High-precision molecular dynamics simulation of UO2-PuO2: superionic transition in uranium dioxide

TL;DR

This study uses high-precision molecular dynamics simulations with GPU acceleration to analyze the superionic phase transition in uranium dioxide, providing detailed insights into the transition's temperature and pressure dependence.

Contribution

It evaluates the accuracy of the top 10 interatomic potentials in reproducing the superionic transition in UO2 using high-precision simulations.

Findings

Reliable detection of superionic transition with 1K accuracy.

Pressure dependence of the transition characterized, showing parabolic amplitude and linear temperature change.
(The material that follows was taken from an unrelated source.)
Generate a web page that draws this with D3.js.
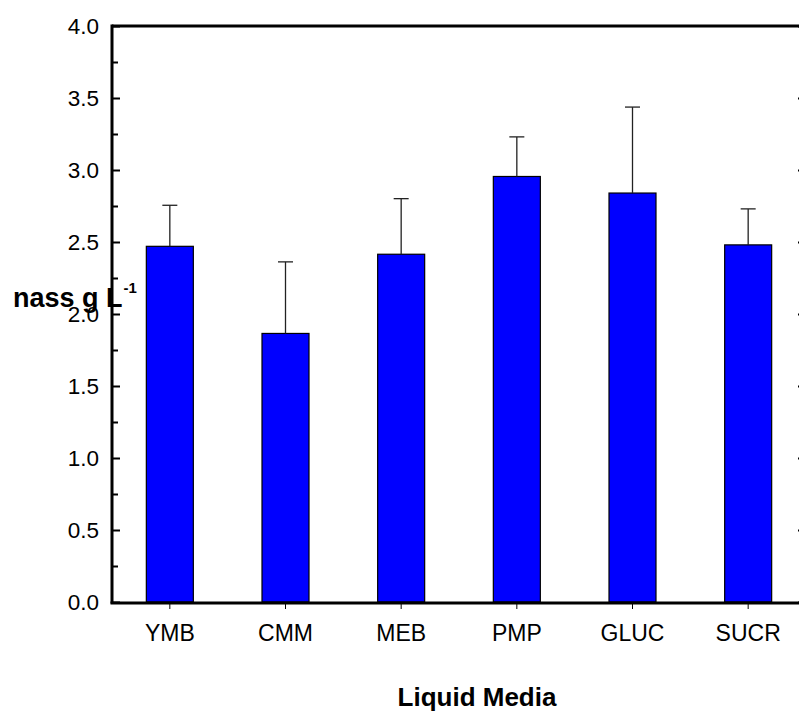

Smoother and wider {bb}-peaks than previously assumed.

Abstract

Our series of articles is devoted to high-precision molecular dynamics simulation of mixed actinide-oxide (MOX) fuel in the rigid ions approximation using high-performance graphics processors (GPU). In this article we assess the 10 most relevant interatomic sets of pair potential (SPP) by reproduction of the Bredig superionic phase transition (anion sublattice premelting) in uranium dioxide. The measurements carried out in a wide temperature range from 300K up to melting point with 1K accuracy allowed reliable detection of this phase transition with each SPP. The {\lambda}-peaks obtained are smoother and wider than it was assumed previously. In addition, for the first time a pressure dependence of the {\lambda}-peak characteristics was measured, in a range from -5 GPa to 5 GPa its amplitudes had parabolic plot and temperatures had linear (that is similar to the Clausius-Clapeyron equation for melting temperature).